◆ Requirement: Find the word "code" in the records below. List each line containing it.

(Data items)
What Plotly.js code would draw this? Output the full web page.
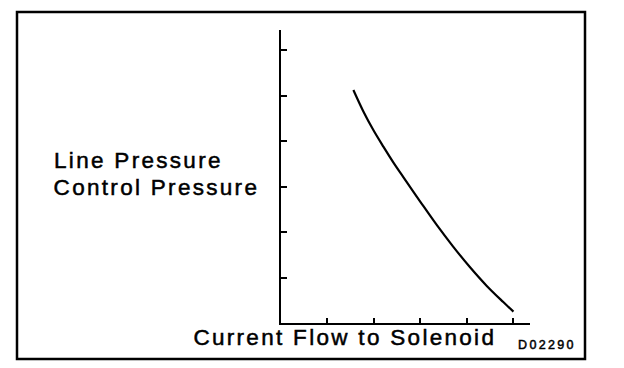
<!DOCTYPE html>
<html>
<head>
<meta charset="utf-8">
<script src="https://cdn.plot.ly/plotly-3.0.1.min.js"></script>
<style>
html,body{margin:0;padding:0;background:#fff;}
#chart{width:624px;height:368px;}
#chart .annotation-text{letter-spacing:2.3px;stroke:#000;stroke-width:0.5px;}
</style>
</head>
<body>
<div id="chart"></div>
<script>
// Data (arbitrary units: one tick = one unit)
var currentFlow = [1.56, 1.77, 1.99, 2.21, 2.42, 2.64, 3.00, 3.36, 3.71, 4.07, 4.43, 4.79, 5.01];
var linePressure = [5.12, 4.66, 4.24, 3.87, 3.53, 3.20, 2.67, 2.15, 1.68, 1.23, 0.82, 0.46, 0.25];
var xTicks = [1, 2, 3, 4, 5];
var yTicks = [1, 2, 3, 4, 5, 6];
var yLabelLines = ["Line Pressure", "Control Pressure"];
var xLabel = "Current Flow to Solenoid";
var figId = "D02290";

var W = 624, H = 368;
var L = 281, R = 530, T = 30, B = 323;
function px(x){ return (x - L) / (R - L); }
function py(y){ return (B - y) / (B - T); }

var font = "Liberation Sans, Arial, Helvetica, sans-serif";

var trace = {
  x: currentFlow, y: linePressure, type: "scatter", mode: "lines",
  line: {color: "#000", width: 2.2, shape: "spline", smoothing: 1}, hoverinfo: "skip"
};

var layout = {
  width: W, height: H,
  margin: {l: L, r: W - R, t: T, b: H - B, pad: 0},
  paper_bgcolor: "#fff", plot_bgcolor: "#fff",
  showlegend: false,
  xaxis: {
    range: [0, (R - L) / 46.4], tickvals: xTicks, showticklabels: false,
    ticks: "inside", ticklen: 5, tickwidth: 2, tickcolor: "#000",
    showline: true, linecolor: "#000", linewidth: 2, showgrid: false, zeroline: false, fixedrange: true
  },
  yaxis: {
    range: [0, (B - T) / 45.5], tickvals: yTicks, showticklabels: false,
    ticks: "inside", ticklen: 6, tickwidth: 2, tickcolor: "#000",
    showline: true, linecolor: "#000", linewidth: 2, showgrid: false, zeroline: false, fixedrange: true
  },
  shapes: [{
    type: "rect", xref: "paper", yref: "paper",
    x0: px(17), x1: px(585), y0: py(359), y1: py(12),
    line: {color: "#000", width: 2.5}, fillcolor: "rgba(0,0,0,0)"
  }],
  annotations: [
    {xref: "paper", yref: "paper", x: px(138), y: py(160), xanchor: "center", yanchor: "middle",
     text: yLabelLines[0], showarrow: false, font: {family: font, size: 22.5, color: "#000"}},
    {xref: "paper", yref: "paper", x: px(156), y: py(187), xanchor: "center", yanchor: "middle",
     text: yLabelLines[1], showarrow: false, font: {family: font, size: 22.5, color: "#000"}},
    {xref: "paper", yref: "paper", x: px(345), y: py(337), xanchor: "center", yanchor: "middle",
     text: xLabel, showarrow: false, font: {family: font, size: 22.5, color: "#000"}},
    {xref: "paper", yref: "paper", x: px(547), y: py(345), xanchor: "center", yanchor: "middle",
     text: figId, showarrow: false, font: {family: font, size: 12.5, color: "#000"}}
  ]
};

Plotly.newPlot("chart", [trace], layout, {displayModeBar: false, staticPlot: true});
</script>
</body>
</html>
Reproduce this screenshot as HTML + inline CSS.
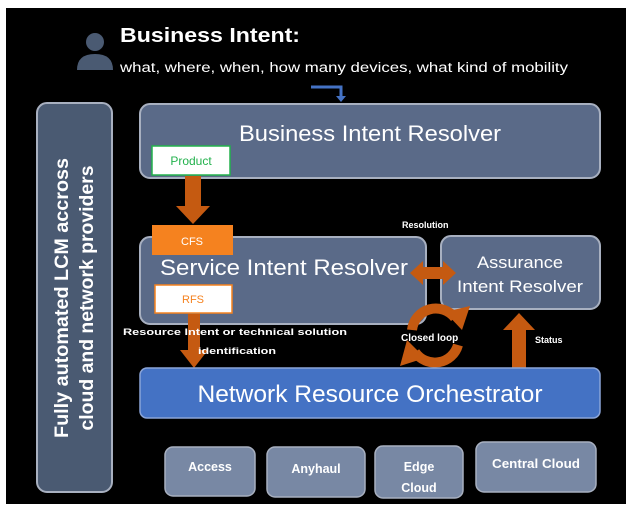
<!DOCTYPE html>
<html><head><meta charset="utf-8"><style>
body{margin:0;background:#fff;}
svg{display:block;font-family:"Liberation Sans",sans-serif;}
</style></head><body>
<svg width="632" height="508" viewBox="0 0 632 508" xmlns="http://www.w3.org/2000/svg">
<rect x="6" y="8" width="620" height="496" fill="#000"/>
<circle cx="95" cy="42" r="9" fill="#4a5a72"/>
<path d="M77 70 Q77 54 95 54 Q113 54 113 70 Z" fill="#4a5a72"/>
<text x="120" y="42" fill="#fff" font-size="20" font-weight="bold" textLength="180" lengthAdjust="spacingAndGlyphs">Business Intent:</text>
<text x="120" y="72" fill="#fff" font-size="13.5" textLength="448" lengthAdjust="spacingAndGlyphs">what, where, when, how many devices, what kind of mobility</text>
<path d="M311 87 H341 V97" fill="none" stroke="#4472c4" stroke-width="3"/>
<path d="M336 96 L346 96 L341 102 Z" fill="#4472c4"/>
<rect x="37" y="103" width="75" height="389" rx="10" fill="#4a5a72" stroke="#a8b0c0" stroke-width="2"/>
<text transform="translate(74,298) rotate(-90)" fill="#fff" font-size="19" font-weight="bold" text-anchor="middle"><tspan x="0" y="-6" textLength="280" lengthAdjust="spacingAndGlyphs">Fully automated LCM accross</tspan><tspan x="0" y="19" textLength="265" lengthAdjust="spacingAndGlyphs">cloud and network providers</tspan></text>
<rect x="140" y="104" width="460" height="74" rx="10" fill="#5a6a88" stroke="#a8b0c0" stroke-width="2"/>
<text x="370" y="141" fill="#fff" font-size="22" text-anchor="middle" textLength="262" lengthAdjust="spacingAndGlyphs">Business Intent Resolver</text>
<rect x="152" y="146" width="78" height="29" fill="#fff" stroke="#22b14c" stroke-width="1.5"/>
<text x="191" y="165" fill="#22b14c" font-size="12" text-anchor="middle">Product</text>
<rect x="185" y="176" width="16" height="32" fill="#c55a11"/>
<path d="M176 206 L210 206 L193 224 Z" fill="#c55a11"/>
<text x="402" y="228" fill="#fff" font-size="9" font-weight="bold">Resolution</text>
<rect x="140" y="237" width="286" height="87" rx="10" fill="#5a6a88" stroke="#a8b0c0" stroke-width="2"/>
<text x="284" y="275" fill="#fff" font-size="22" text-anchor="middle" textLength="248" lengthAdjust="spacingAndGlyphs">Service Intent Resolver</text>
<rect x="152" y="225" width="81" height="30" fill="#f5821f"/>
<text x="192" y="245" fill="#fff" font-size="11" text-anchor="middle">CFS</text>
<rect x="155" y="285" width="77" height="28" fill="#fff" stroke="#f5821f" stroke-width="1.5"/>
<text x="193" y="303" fill="#f5821f" font-size="11" text-anchor="middle">RFS</text>
<rect x="441" y="236" width="159" height="73" rx="10" fill="#5a6a88" stroke="#a8b0c0" stroke-width="2"/>
<text x="520" y="268" fill="#fff" font-size="17" text-anchor="middle" textLength="86" lengthAdjust="spacingAndGlyphs">Assurance</text>
<text x="520" y="292" fill="#fff" font-size="17" text-anchor="middle" textLength="126" lengthAdjust="spacingAndGlyphs">Intent Resolver</text>
<path d="M410 273 L423 261 L423 267 L443 267 L443 261 L456 273 L443 285 L443 279 L423 279 L423 285 Z" fill="#c55a11"/>
<path d="M412 330 A24 24 0 0 1 455 318" fill="none" stroke="#c55a11" stroke-width="10"/>
<path d="M445 312 L470 306 L462 330 Z" fill="#c55a11"/>
<path d="M458 345 A24 24 0 0 1 415 352" fill="none" stroke="#c55a11" stroke-width="10"/>
<path d="M425 358 L400 366 L407 340 Z" fill="#c55a11"/>
<text x="401" y="341" fill="#fff" font-size="10" font-weight="bold">Closed loop</text>
<rect x="512" y="328" width="14" height="40" fill="#c55a11"/>
<path d="M503 330 L535 330 L519 313 Z" fill="#c55a11"/>
<text x="535" y="343" fill="#fff" font-size="9" font-weight="bold">Status</text>
<rect x="188" y="314" width="12" height="38" fill="#c55a11"/>
<path d="M180 350 L208 350 L194 368 Z" fill="#c55a11"/>
<text x="123" y="335" fill="#fff" font-size="9" font-weight="bold" textLength="224" lengthAdjust="spacingAndGlyphs">Resource Intent or technical solution</text>
<text x="198" y="354" fill="#fff" font-size="9" font-weight="bold" textLength="78" lengthAdjust="spacingAndGlyphs">identification</text>
<rect x="140" y="368" width="460" height="50" rx="7" fill="#4472c4" stroke="#8aa4d8" stroke-width="1.5"/>
<text x="370" y="402" fill="#fff" font-size="24" text-anchor="middle" textLength="345" lengthAdjust="spacingAndGlyphs">Network Resource Orchestrator</text>
<g fill="#7888a4" stroke="#a8b0c0" stroke-width="1.5">
<rect x="165" y="447" width="90" height="49" rx="8"/>
<rect x="267" y="447" width="98" height="50" rx="8"/>
<rect x="375" y="446" width="88" height="52" rx="8"/>
<rect x="476" y="442" width="120" height="50" rx="8"/>
</g>
<g fill="#fff" font-size="12.5" font-weight="bold" text-anchor="middle">
<text x="210" y="471">Access</text>
<text x="316" y="473">Anyhaul</text>
<text x="419" y="471">Edge</text>
<text x="419" y="492">Cloud</text>
<text x="536" y="468" textLength="88" lengthAdjust="spacingAndGlyphs">Central Cloud</text>
</g>
</svg>
</body></html>
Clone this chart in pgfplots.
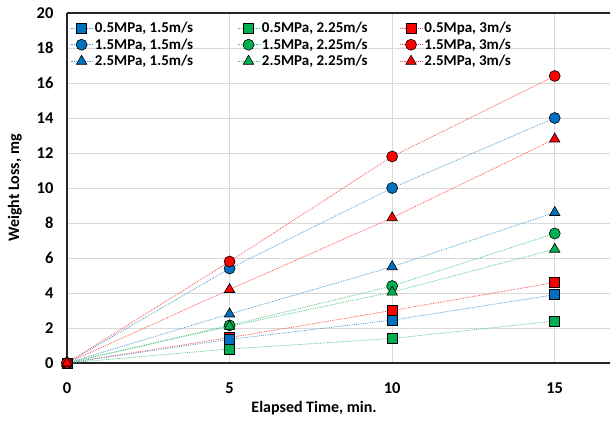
\documentclass[border=0pt]{standalone}
\usepackage{fontspec}
\setmainfont{Carlito}[BoldFont={Carlito Bold}]
\usepackage{pgfplots}
\pgfplotsset{compat=1.18}
\definecolor{cblue}{HTML}{0070C0}
\definecolor{cgreen}{HTML}{00B050}
\definecolor{cred}{HTML}{FF0000}
\pgfplotsset{
  ser/.style={color=#1!70, densely dotted, line width=0.8pt,
    mark options={solid, fill=#1, draw=black, line width=0.6pt}},
  sq/.style={mark=square*, mark size=5pt},
  ci/.style={mark=*, mark size=5.5pt},
  tr/.style={mark=triangle*, mark size=6pt},
}
\newcommand{\pad}{\rule{12pt}{0pt}}
\begin{document}
\begin{tikzpicture}
\begin{axis}[
  name=ax, scale only axis, width=543pt, height=350pt,
  xmin=0, xmax=16.7, ymin=0, ymax=20,
  xtick={0,5,10,15}, ytick={0,2,...,20},
  axis x line*=box, axis y line*=left,
  axis line style={line width=2.8pt, black!85},
  grid=major, grid style={black!15, line width=0.6pt},
  major tick length=0pt,
  clip=false,
  /pgf/number format/assume math mode=true,
  tick label style={font=\fontsize{16.5}{18}\selectfont\bfseries},
  xticklabel style={yshift=-16pt},
  yticklabel style={xshift=-10pt},
  label style={font=\fontsize{16}{18}\selectfont\bfseries},
  xlabel={Elapsed Time, min.},
  xlabel style={at={(axis description cs:0.455,0)}, anchor=north, yshift=-35pt},
  ylabel={Weight Loss, mg},
  ylabel shift=8pt,
  legend columns=3, legend cell align=left,
  legend image code/.code={\draw[mark repeat=2,mark phase=2,#1] plot coordinates {(0pt,0pt) (11pt,0pt) (22pt,0pt)};},
  legend style={at={(0,1)}, anchor=north west, yshift=-5pt,
    draw=none, fill=none, font=\fontsize{15}{17}\selectfont\bfseries,
    /tikz/row sep=0.5pt,
    /tikz/every even column/.append style={column sep=30pt}},
]
% legend entries (row-wise, as in the reference)
\addlegendimage{ser=cblue, sq, draw=none}
\addlegendentry{0.5MPa, 1.5m/s\pad}
\addlegendimage{ser=cgreen, sq}
\addlegendentry{0.5MPa, 2.25m/s}
\addlegendimage{ser=cred, sq}
\addlegendentry{0.5Mpa, 3m/s}
\addlegendimage{ser=cblue, ci}
\addlegendentry{1.5MPa, 1.5m/s\pad}
\addlegendimage{ser=cgreen, ci}
\addlegendentry{1.5MPa, 2.25m/s}
\addlegendimage{ser=cred, ci}
\addlegendentry{1.5MPa, 3m/s}
\addlegendimage{ser=cblue, tr}
\addlegendentry{2.5MPa, 1.5m/s\pad}
\addlegendimage{ser=cgreen, tr}
\addlegendentry{2.5MPa, 2.25m/s}
\addlegendimage{ser=cred, tr, draw=none}
\addlegendentry{2.5MPa, 3m/s}

% data
\addplot[ser=cred, sq, forget plot] coordinates {(0,0) (5,1.45) (10,3.0) (15,4.6)};
\addplot[ser=cgreen, sq, forget plot] coordinates {(0,0) (5,0.8) (10,1.4) (15,2.4)};
\addplot[ser=cblue, sq, forget plot] coordinates {(0,0) (5,1.35) (10,2.45) (15,3.9)};
\addplot[ser=cblue, ci, forget plot] coordinates {(0,0) (5,5.4) (10,10.0) (15,14.0)};
\addplot[ser=cgreen, ci, forget plot] coordinates {(0,0) (5,2.15) (10,4.4) (15,7.4)};
\addplot[ser=cred, ci, forget plot] coordinates {(0,0) (5,5.8) (10,11.8) (15,16.4)};
\addplot[ser=cblue, tr, forget plot] coordinates {(0,0) (5,2.8) (10,5.5) (15,8.6)};
\addplot[ser=cgreen, tr, forget plot] coordinates {(0,0) (5,2.1) (10,4.05) (15,6.5)};
\addplot[ser=cred, tr, forget plot] coordinates {(0,0) (5,4.2) (10,8.3) (15,12.8)};
\end{axis}
\pgfresetboundingbox
\path ([xshift=-67pt,yshift=-59pt]ax.south west) rectangle ([yshift=13pt]ax.north east);
\end{tikzpicture}
\end{document}
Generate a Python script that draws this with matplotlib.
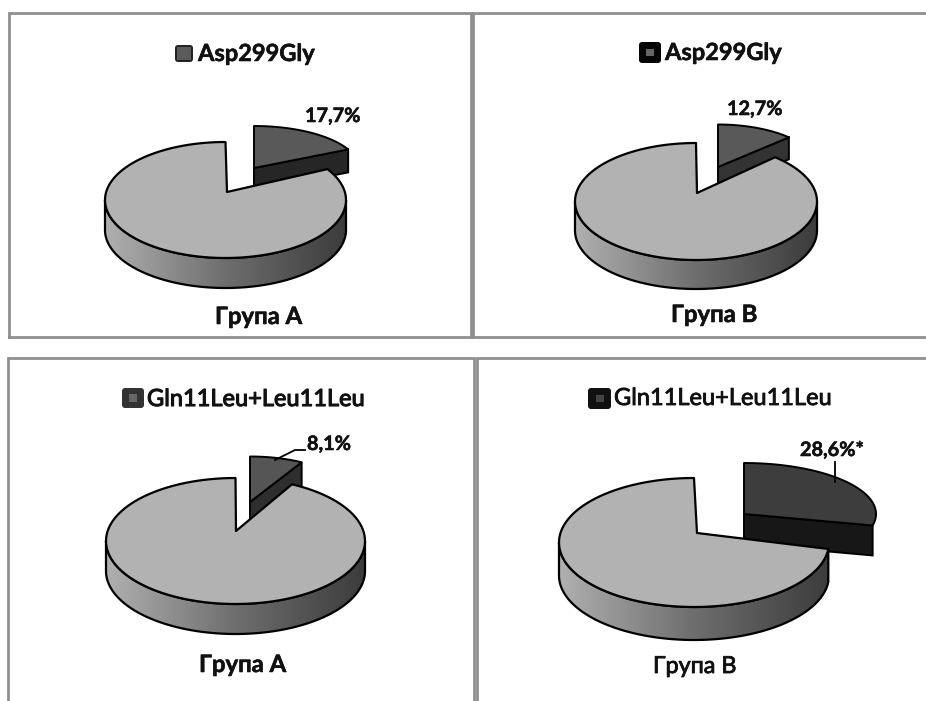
import numpy as np
import matplotlib
matplotlib.use("Agg")
import matplotlib.pyplot as plt
import matplotlib.patheffects as pe
from matplotlib.patches import Polygon, FancyBboxPatch, Rectangle
from matplotlib.colors import LinearSegmentedColormap

plt.rcParams['font.family'] = ['Lato', 'Open Sans', 'DejaVu Sans']

# data
shares = [17.7, 12.7, 8.1, 28.6]
share_labels = ["17,7%", "12,7%", "8,1%", "28,6%*"]
legend_labels = ["Asp299Gly", "Asp299Gly", "Gln11Leu+Leu11Leu", "Gln11Leu+Leu11Leu"]
group_labels = ["Група А", "Група В", "Група А", "Група В"]

# layout, in pixels of the picture
main_geom = [(225.5, 200, 120.5, 58, 30, 227, 192, 5.9),  # cx, cy, rx, ry, depth, apex x, apex y, angle shift
             (696, 201.5, 121, 58.5, 29, 697, 193, 4.9),
             (235.5, 541, 129.5, 63, 30, 236, 531, 3.3),
             (694, 542.5, 135, 64.5, 33, 697, 533, 7.2)]
slice_geom = [(254, 168, 105, 42, 23),  # apex x, apex y, rx, ry, depth
              (718, 167, 99, 42.5, 22),
              (250, 502, 106, 45.5, 23),
              (744, 514, 132, 51, 30)]
slice_top = ["#595959", "#595959", "#555555", "#3d3d3d"]
slice_side = ["#262626", "#333333", "#2e2e2e", "#171717"]
legend_pos = [(175, 45, 18, 17), (639, 42, 22, 21), (122, 388, 22, 20), (588, 388, 23, 21)]
legend_col = [("#222222", "#5a5a5a", 14), ("#050505", "#666666", 8), ("#333333", "#666666", 8), ("#111111", "#444444", 8)]
legend_txt = [(198, 61, "bold", 0.4), (665, 60, "bold", 0.4), (147, 406, "normal", 0.8), (614, 405, "normal", 0.6)]
share_txt = [(305, 122), (727, 115), (307, 450), (800, 456)]
group_txt = [(215, 324, "bold", 17.2, 0.4), (671, 322, "bold", 17.2, 0.4), (199, 672, "bold", 17.2, 0.4), (653, 673, "normal", 16.8, 0.6)]
frames = [[(9, 337), (9, 13), (471, 13), (471, 337), (9, 337)],
          [(926, 13), (473, 13), (473, 337), (926, 337)],
          [(8, 701), (8, 358), (474, 358), (474, 701)],
          [(926, 358), (477, 358), (477, 701)]]
leaders = [None, None, [(275, 460), (295, 450), (305, 450)], [(835, 462), (835, 482)]]

rim_cmap = LinearSegmentedColormap.from_list("rim", ["#b0b0b0", "#6e6e6e", "#3c3c3c"])


def arc(cx, cy, rx, ry, t0, t1, n=120):
    # angles in degrees, clockwise from 12 o'clock
    t = np.radians(np.linspace(t0, t1, n))
    return np.column_stack([cx + rx*np.sin(t), cy - ry*np.cos(t)])


fig = plt.figure(figsize=(9.26, 7.01), dpi=100)
ax = fig.add_axes([0, 0, 1, 1])

for frame in frames:
    xy = np.array(frame)
    ax.plot(xy[:, 0], xy[:, 1], color="#8f8f8f", lw=2.0, solid_joinstyle="miter", zorder=1)

for i, share in enumerate(shares):
    cx, cy, rx, ry, depth, apx, apy, shift = main_geom[i]
    sx, sy, srx, sry, sdepth = slice_geom[i]
    theta = share/100*360

    # pulled out slice, the main pie is drawn over its lower part
    end = arc(sx, sy, srx, sry, theta, theta, 1)[0]
    side = [(sx, sy), tuple(end), (end[0], end[1]+sdepth), (sx, sy+sdepth)]
    ax.add_patch(Polygon(side, closed=True, fc=slice_side[i], ec="black", lw=1.4, zorder=2))
    top = np.vstack([[(sx, sy)], arc(sx, sy, srx, sry, 0, theta)])
    ax.add_patch(Polygon(top, closed=True, fc=slice_top[i], ec="black", lw=1.4, joinstyle="round", zorder=3))

    # rim of the main pie
    start = theta - shift
    t0 = max(start, 90)
    upper = arc(cx, cy, rx, ry, t0, 270)
    lower = arc(cx, cy+depth, rx, ry, 270, t0)
    rim = Polygon(np.vstack([upper, lower]), closed=True, fc="none", ec="black", lw=1.6, zorder=4)
    ax.add_patch(rim)
    grad = ax.imshow(np.linspace(0, 1, 256).reshape(1, -1), cmap=rim_cmap, aspect="auto",
                     extent=(cx-rx, cx+rx, cy+ry+depth, cy), zorder=3.9)
    grad.set_clip_path(rim)

    # top of the main pie
    surface = np.vstack([[(apx, apy)], arc(cx, cy, rx, ry, start, 360)])
    ax.add_patch(Polygon(surface, closed=True, fc="#b2b2b2", ec="black", lw=1.6, joinstyle="round", zorder=5))

    # legend key and texts
    lx, ly, lw, lh = legend_pos[i]
    outer, inner, size = legend_col[i]
    ax.add_patch(FancyBboxPatch((lx+2, ly+2), lw-4, lh-4, boxstyle="round,pad=2,rounding_size=3",
                                fc=outer, ec="none", zorder=6))
    ax.add_patch(Rectangle((lx+lw/2-size/2, ly+lh/2-size*lh/lw/2), size, size*lh/lw, fc=inner, ec="none", zorder=7))

    tx, ty, weight, stroke = legend_txt[i]
    t = ax.text(tx, ty, legend_labels[i], fontsize=17, fontweight=weight, ha="left", va="baseline", color="#111111")
    t.set_path_effects([pe.withStroke(linewidth=stroke, foreground="#111111")])
    tx, ty = share_txt[i]
    t = ax.text(tx, ty, share_labels[i], fontsize=14.3, fontweight="bold", ha="left", va="baseline", color="#111111")
    t.set_path_effects([pe.withStroke(linewidth=0.4, foreground="#111111")])
    tx, ty, weight, fs, stroke = group_txt[i]
    t = ax.text(tx, ty, group_labels[i], fontsize=fs, fontweight=weight, ha="left", va="baseline", color="#111111")
    t.set_path_effects([pe.withStroke(linewidth=stroke, foreground="#111111")])

    if leaders[i] is not None:
        xy = np.array(leaders[i])
        ax.plot(xy[:, 0], xy[:, 1], color="black", lw=1.3, zorder=6)

ax.set_xlim(0, 926)
ax.set_ylim(701, 0)
ax.axis("off")
fig.savefig("out.png", dpi=100, facecolor="white")
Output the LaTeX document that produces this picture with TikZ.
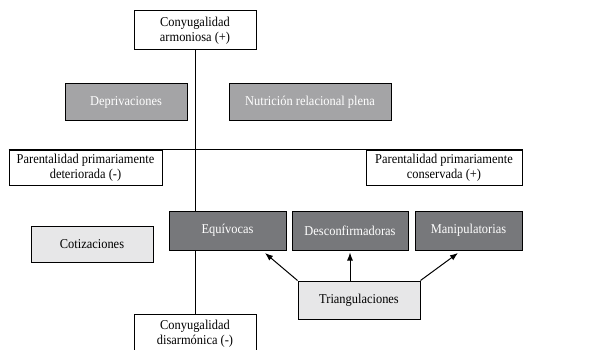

◆ Expected answer:
What Plotly.js code would draw this? Output the full web page.
  legend image code/.code={\draw[mark repeat=2,mark phase=2,#1] plot coordinates {(0pt,0pt) (11pt,0pt) (22pt,0pt)};},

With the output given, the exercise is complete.